Four years ago – April 9, 2010 – I began a five-part series headlined "O Is for Oligarchy," which described the Oligarchy entrenched in America. It does me little credit to honk "oligarchy" four years before Piketty, Moyers, and Krugman. It was there to see before I saw it, but, as George Orwell wrote, "To see what is in front of one's nose is a constant struggle."

Oligarchy has no public face, but it has a subsonic voice that hisses and speaks constantly, a direct feed to all, awake or asleep, making everybody very nervous, for we hear it under, over, and within the national discourse.

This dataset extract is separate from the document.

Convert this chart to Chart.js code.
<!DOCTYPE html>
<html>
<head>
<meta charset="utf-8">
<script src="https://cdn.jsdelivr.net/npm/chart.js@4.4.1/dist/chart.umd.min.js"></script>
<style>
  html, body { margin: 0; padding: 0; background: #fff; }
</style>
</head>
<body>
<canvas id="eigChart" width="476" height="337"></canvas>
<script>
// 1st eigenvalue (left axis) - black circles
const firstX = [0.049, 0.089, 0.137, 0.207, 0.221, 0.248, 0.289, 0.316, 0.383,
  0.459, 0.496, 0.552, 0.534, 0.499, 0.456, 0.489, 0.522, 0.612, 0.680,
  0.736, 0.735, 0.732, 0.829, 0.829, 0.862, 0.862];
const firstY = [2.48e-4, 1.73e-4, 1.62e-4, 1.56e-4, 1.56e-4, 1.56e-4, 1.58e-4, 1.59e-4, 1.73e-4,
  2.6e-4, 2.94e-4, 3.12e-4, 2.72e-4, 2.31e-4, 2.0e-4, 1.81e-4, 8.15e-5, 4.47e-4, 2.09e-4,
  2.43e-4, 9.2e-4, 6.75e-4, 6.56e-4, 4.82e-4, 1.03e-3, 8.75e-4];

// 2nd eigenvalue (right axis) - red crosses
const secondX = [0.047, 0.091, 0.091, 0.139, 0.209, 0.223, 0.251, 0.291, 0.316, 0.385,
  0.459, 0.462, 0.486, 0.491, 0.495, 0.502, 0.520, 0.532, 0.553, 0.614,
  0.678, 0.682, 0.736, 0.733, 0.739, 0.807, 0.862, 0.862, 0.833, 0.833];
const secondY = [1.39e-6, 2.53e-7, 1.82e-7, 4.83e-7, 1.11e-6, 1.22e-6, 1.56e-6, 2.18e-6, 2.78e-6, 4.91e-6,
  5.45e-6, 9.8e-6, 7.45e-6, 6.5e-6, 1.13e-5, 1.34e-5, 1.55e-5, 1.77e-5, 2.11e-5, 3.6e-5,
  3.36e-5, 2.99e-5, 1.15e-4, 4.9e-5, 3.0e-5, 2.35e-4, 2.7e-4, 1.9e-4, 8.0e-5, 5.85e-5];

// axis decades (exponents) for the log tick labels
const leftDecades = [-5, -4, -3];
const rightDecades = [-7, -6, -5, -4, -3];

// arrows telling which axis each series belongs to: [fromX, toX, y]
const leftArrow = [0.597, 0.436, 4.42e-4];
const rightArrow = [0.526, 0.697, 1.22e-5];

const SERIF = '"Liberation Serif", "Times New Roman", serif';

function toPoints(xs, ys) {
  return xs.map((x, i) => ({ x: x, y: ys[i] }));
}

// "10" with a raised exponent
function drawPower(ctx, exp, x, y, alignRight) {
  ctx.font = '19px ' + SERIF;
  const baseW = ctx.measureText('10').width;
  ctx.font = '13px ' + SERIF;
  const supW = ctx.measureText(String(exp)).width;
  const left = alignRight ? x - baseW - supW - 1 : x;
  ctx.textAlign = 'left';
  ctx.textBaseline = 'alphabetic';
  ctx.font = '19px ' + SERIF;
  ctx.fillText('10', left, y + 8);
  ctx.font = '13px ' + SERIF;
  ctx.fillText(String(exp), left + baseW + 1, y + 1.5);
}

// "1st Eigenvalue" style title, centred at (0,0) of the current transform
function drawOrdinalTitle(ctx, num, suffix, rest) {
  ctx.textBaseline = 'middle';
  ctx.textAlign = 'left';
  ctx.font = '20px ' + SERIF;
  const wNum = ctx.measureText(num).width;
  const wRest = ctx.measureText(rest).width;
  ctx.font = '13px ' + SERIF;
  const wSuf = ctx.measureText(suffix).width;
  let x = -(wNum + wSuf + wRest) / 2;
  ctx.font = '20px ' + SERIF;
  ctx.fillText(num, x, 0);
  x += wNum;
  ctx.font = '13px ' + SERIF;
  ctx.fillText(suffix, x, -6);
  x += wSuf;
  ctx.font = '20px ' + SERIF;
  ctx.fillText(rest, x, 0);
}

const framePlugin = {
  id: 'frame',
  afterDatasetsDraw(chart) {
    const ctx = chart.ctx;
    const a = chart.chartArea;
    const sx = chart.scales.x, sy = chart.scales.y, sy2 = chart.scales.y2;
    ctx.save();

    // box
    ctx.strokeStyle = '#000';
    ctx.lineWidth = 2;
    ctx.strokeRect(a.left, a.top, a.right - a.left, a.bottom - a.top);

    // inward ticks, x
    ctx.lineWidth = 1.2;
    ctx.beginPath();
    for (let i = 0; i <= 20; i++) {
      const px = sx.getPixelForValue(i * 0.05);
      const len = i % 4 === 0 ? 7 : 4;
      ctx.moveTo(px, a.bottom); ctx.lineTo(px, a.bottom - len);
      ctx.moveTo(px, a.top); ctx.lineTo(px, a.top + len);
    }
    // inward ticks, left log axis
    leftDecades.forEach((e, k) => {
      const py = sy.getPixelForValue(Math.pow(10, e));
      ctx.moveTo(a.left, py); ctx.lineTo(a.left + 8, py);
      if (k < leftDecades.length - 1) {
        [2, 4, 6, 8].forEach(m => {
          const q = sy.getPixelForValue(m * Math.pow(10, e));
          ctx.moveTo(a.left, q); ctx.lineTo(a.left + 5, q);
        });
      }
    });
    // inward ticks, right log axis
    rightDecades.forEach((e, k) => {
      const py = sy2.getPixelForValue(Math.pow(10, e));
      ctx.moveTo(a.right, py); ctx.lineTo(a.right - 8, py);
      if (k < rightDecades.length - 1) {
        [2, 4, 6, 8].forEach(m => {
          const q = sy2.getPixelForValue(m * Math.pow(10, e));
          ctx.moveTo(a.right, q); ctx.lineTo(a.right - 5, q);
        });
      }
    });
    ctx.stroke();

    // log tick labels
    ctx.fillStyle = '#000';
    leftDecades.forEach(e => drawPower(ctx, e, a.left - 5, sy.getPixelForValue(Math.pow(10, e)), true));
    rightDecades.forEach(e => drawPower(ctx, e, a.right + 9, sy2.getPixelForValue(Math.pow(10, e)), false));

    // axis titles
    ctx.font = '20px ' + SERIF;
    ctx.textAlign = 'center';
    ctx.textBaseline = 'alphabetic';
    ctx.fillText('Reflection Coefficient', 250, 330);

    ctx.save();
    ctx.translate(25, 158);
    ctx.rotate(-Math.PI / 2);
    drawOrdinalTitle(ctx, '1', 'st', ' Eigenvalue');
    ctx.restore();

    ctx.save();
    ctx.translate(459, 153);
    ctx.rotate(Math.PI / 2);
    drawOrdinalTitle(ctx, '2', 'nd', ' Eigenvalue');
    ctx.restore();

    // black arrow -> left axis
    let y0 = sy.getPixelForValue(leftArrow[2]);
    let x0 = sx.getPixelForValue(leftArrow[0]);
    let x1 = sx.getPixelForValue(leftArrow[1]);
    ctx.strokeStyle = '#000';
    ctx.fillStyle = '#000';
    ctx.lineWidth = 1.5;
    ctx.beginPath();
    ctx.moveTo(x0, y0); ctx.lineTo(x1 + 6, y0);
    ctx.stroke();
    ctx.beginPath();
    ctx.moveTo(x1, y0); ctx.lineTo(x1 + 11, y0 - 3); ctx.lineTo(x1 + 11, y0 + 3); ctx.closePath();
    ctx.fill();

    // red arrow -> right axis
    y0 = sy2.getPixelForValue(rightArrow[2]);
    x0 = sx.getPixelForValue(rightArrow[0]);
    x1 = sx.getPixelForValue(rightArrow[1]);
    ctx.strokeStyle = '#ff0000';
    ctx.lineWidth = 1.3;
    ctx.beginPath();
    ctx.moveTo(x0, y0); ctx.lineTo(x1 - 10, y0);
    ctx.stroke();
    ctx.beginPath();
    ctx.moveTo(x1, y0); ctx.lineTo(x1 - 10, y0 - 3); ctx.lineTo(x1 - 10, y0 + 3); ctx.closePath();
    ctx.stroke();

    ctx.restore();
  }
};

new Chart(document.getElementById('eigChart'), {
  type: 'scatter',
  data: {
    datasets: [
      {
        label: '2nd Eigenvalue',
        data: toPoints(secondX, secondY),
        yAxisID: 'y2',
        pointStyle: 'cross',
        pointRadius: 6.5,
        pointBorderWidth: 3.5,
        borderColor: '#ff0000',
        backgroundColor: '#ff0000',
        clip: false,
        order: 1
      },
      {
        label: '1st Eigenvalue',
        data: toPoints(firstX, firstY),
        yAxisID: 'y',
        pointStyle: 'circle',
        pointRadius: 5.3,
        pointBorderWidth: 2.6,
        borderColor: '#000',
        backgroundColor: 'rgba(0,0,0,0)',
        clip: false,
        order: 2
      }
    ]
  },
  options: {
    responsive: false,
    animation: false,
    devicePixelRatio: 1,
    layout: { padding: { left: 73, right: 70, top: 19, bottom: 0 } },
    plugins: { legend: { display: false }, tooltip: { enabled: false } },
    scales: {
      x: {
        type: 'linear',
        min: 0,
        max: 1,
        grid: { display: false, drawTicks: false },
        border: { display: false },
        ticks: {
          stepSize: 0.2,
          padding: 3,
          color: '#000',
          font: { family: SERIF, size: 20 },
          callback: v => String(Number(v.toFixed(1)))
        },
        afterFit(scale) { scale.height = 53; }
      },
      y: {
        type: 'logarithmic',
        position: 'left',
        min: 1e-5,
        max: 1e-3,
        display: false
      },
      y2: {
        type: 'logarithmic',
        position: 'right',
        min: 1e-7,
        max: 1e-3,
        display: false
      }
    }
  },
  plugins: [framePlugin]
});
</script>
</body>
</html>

This is the sound it makes:

"You are all so fucking stupid you don't know the difference between social rights and civic rights – so let gays marry and soldier, but we reserve the power to arrest any gender without warrant and detain you without trial.

"Sure, freedom of speech, speak all you like, but we have the freedom to listen in, read your emails, and make ourselves privy to your dear private lives. If we decide you need to die, we've staked out that right, too, the right to kill you, without trial, without proof, anywhere in the world (even here). No child shall be left behind, but millions of kids shall be hungry every day, and we shall not allow this to be a political issue – neither party shall give it serious attention. We may raise the minimum wage to $10 or $11 because that's still not enough to live on, and it will keep you and your kids confined to the servile class. We'll give you medical care so long as we can wed the finance industry to government, and make for-profit health care and Big Pharma semi-official agents of the state.

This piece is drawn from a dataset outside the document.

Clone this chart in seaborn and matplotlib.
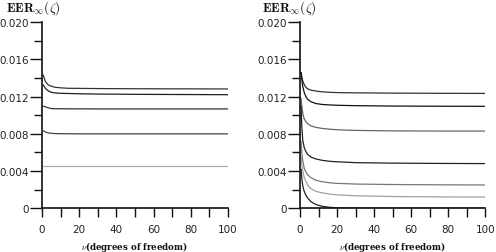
import numpy as np
import pandas as pd
import matplotlib
matplotlib.use("Agg")
import matplotlib.pyplot as plt
import seaborn as sns
from matplotlib.ticker import MultipleLocator

# ---- data ----
left_nu = [0.7, 1.6, 2.5, 3.4, 5, 7, 10, 14, 20, 30, 50, 75, 100]
left_a = [0.01433, 0.01372, 0.01345, 0.01326, 0.01312, 0.01301, 0.01295, 0.0129, 0.01289, 0.01287, 0.01285, 0.01284, 0.01283]
left_b = [0.01326, 0.01295, 0.01276, 0.01262, 0.01247, 0.0124, 0.01236, 0.01234, 0.01231, 0.01228, 0.01225, 0.01223, 0.01221]
left_c = [0.01098, 0.01092, 0.01086, 0.01080, 0.01072, 0.0107, 0.0107, 0.01069, 0.01069, 0.01068, 0.01068, 0.01068, 0.01068]
left_d = [0.00834, 0.00822, 0.00815, 0.0081, 0.00806, 0.00803, 0.00802, 0.00801, 0.008, 0.008, 0.008, 0.008, 0.008]
left_e = [0.0045, 0.0045, 0.0045, 0.0045, 0.0045, 0.0045, 0.0045, 0.0045, 0.0045, 0.0045, 0.0045, 0.0045, 0.0045]

right_nu = [0.6, 1.0, 1.5, 2.3, 3.2, 4.1, 5.9, 8.6, 12, 16, 19.4, 25, 30, 50, 75, 100]
right_a = [0.0146, 0.0141, 0.0137, 0.0133, 0.0130, 0.01285, 0.01270, 0.01260, 0.01252, 0.01247, 0.01244, 0.01242, 0.01241, 0.01238, 0.01236, 0.01235]
right_b = [0.0146, 0.0138, 0.0131, 0.01244, 0.01200, 0.01172, 0.01146, 0.01126, 0.01116, 0.01111, 0.01108, 0.01105, 0.01103, 0.01099, 0.01097, 0.01096]
right_c = [0.0118, 0.0110, 0.0102, 0.0096, 0.0093, 0.0091, 0.00885, 0.0087, 0.00858, 0.0085, 0.00845, 0.0084, 0.00837, 0.00832, 0.0083, 0.0083]
right_d = [0.0110, 0.0087, 0.0073, 0.0065, 0.0061, 0.0058, 0.0055, 0.0053, 0.00515, 0.00505, 0.005, 0.00495, 0.0049, 0.00485, 0.00482, 0.0048]
right_e = [0.0072, 0.0060, 0.0051, 0.0043, 0.0039, 0.0036, 0.0033, 0.003, 0.00285, 0.00274, 0.00268, 0.00264, 0.0026, 0.00255, 0.00252, 0.0025]
right_f = [0.0056, 0.0047, 0.0040, 0.0033, 0.0029, 0.0025, 0.0021, 0.00182, 0.00165, 0.00152, 0.00145, 0.00139, 0.00134, 0.00126, 0.00122, 0.0012]
right_g = [0.0042, 0.0032, 0.0024, 0.0018, 0.0014, 0.0011, 0.0007, 0.0004, 0.0002, 0.0001, 0.00005, 0.00002, 0.00001, 0.0, 0.0, 0.0]

left_colors = ["#333333", "#1e1e1e", "#333333", "#444444", "#aaaaaa"]
right_colors = ["#333333", "#111111", "#666666", "#222222", "#777777", "#a0a0a0", "#222222"]

x_ticks = [0, 20, 40, 60, 80, 100]
y_ticks = [0, 0.004, 0.008, 0.012, 0.016, 0.020]
y_labels = ["0", "0.004", "0.008", "0.012", "0.016", "0.020"]

def make_df(nu, series):
    rows = []
    for i, s in enumerate(series):
        for n, v in zip(nu, s):
            rows.append({"nu": n, "eer": v, "curve": f"c{i}"})
    return pd.DataFrame(rows)

sns.set_style("ticks")
plt.rcParams["mathtext.fontset"] = "cm"

fig = plt.figure(figsize=(4.96, 2.53), dpi=100)
ax1 = fig.add_axes([0.0847, 0.173, 0.375, 0.735])
ax2 = fig.add_axes([0.6048, 0.173, 0.3736, 0.735])

panels = [
    (ax1, make_df(left_nu, [left_a, left_b, left_c, left_d, left_e]), left_colors, 33),
    (ax2, make_df(right_nu, [right_a, right_b, right_c, right_d, right_e, right_f, right_g]), right_colors, 289),
]

for ax, df, cols, tx in panels:
    sns.lineplot(data=df, x="nu", y="eer", hue="curve", palette=cols,
                 legend=False, ax=ax, linewidth=0.9)
    ax.set_xlim(0, 100)
    ax.set_ylim(0, 0.020)
    ax.set_xticks(x_ticks)
    ax.set_xticklabels([str(t) for t in x_ticks])
    ax.xaxis.set_minor_locator(MultipleLocator(10))
    ax.set_yticks(y_ticks)
    ax.set_yticklabels(y_labels)
    ax.yaxis.set_minor_locator(MultipleLocator(0.002))
    ax.tick_params(axis="x", which="both", length=6.5, width=1.0, direction="out",
                   labelsize=7.5, pad=5, color="#111111", labelcolor="#222222")
    ax.tick_params(axis="y", which="major", length=8.5, width=1.0, direction="out",
                   labelsize=7.5, pad=1, color="#111111", labelcolor="#222222")
    ax.tick_params(axis="y", which="minor", length=6, width=1.0, direction="out",
                   color="#111111")
    for sp in ["top", "right"]:
        ax.spines[sp].set_visible(False)
    for sp in ["left", "bottom"]:
        ax.spines[sp].set_linewidth(1.2)
        ax.spines[sp].set_color("#111111")
    ax.set_xlabel("")
    ax.set_ylabel("")
    fig.text(tx / 496, 1 - 8 / 253, r"$\mathbf{EER}_{\infty}(\zeta)$", ha="center",
             va="center", fontsize=9.5, color="#111111")
    bb = ax.get_position()
    fig.text(bb.x0 + bb.width / 2, 1 - 247 / 253,
             r"$\nu$" + "(degrees of freedom)", ha="center", va="center",
             fontsize=6.2, fontweight="bold", family="serif", color="#111111")

fig.savefig("out.png", dpi=100)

"We reserve the right to make war anywhere, anytime, in any country, without the consent of anyone, and it's not about terrorists, it's about resources, and we profit while you pay for our military.

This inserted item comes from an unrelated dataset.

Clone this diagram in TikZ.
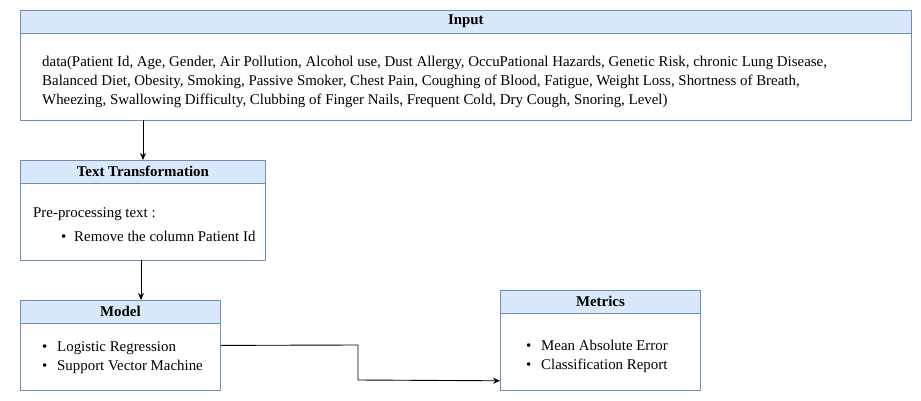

"Hey, it was proven that the Director of National Intelligence flat-out lied to Congress, but he kept his job. Torturers kept their jobs. Hucksters kept their jobs. How secure is yours?

"You can hardly spend a cent that doesn't, sooner or later, profit us.

"Please, vote your little hearts out. Democrat Bill Clinton helped demolish finance laws that protected you since the Depression, then Republican George W. Bush and Democrat Barack Obama saved the banks and let you shift for yourselves, while both saw to the evisceration of your civic rights, leaving you, oh, very vulnerable indeed. How does it feel to be on your own, protected merely by civic practice, which the rule of law no longer backs?

"You get the program yet? A) Reassemble how capitalism works. B) Make Washington a protection racket for the one-percent. C) Eviscerate civic rights. What does that leave you with? (This ain't The Hunger Games. This is real life.)

"Speaking of hunger: The way we roll, tens of millions of you are on food stamps, so we'll do good cop/bad cop. Our bad cops threaten to cut stamps, our good cops vow to save stamps, so the headlines are about their tug-of-war and not about why tens of millions will starve without food stamps."

Turn off that voice. Turn it off. That voice talks on, but we turn it off. That's how this happened to us. We didn't hear. Didn't see. Didn't want to.

As for journalists, our job is to tell it like it is, but we tell it like it was. Most of us analyze like it's 1994. But this is 2014. The republic has been vanquished. That's a done deal. So: What next?

Sisters and brothers of my profession, this is for you, I'm calling you out:

The old vocabulary of a republic can't describe today's politics. The old capitalist vocabulary can't describe today's economics. Stick with those usages and, no matter your intention, you can't help but misrepresent and lie.

Occupy Wall Street gave us the concept of the 1%. It stuck because it's real. The faceless were identified. Those people in the street were way ahead of commentators and economists.

You must find a way to speak that is contemporary. Descriptive of what is. Real. Otherwise, what is it you're doing?

To be obedient to the status quo to is collaborate. The question becomes, Do I collaborate with Oligarchy or do I find my way to resist?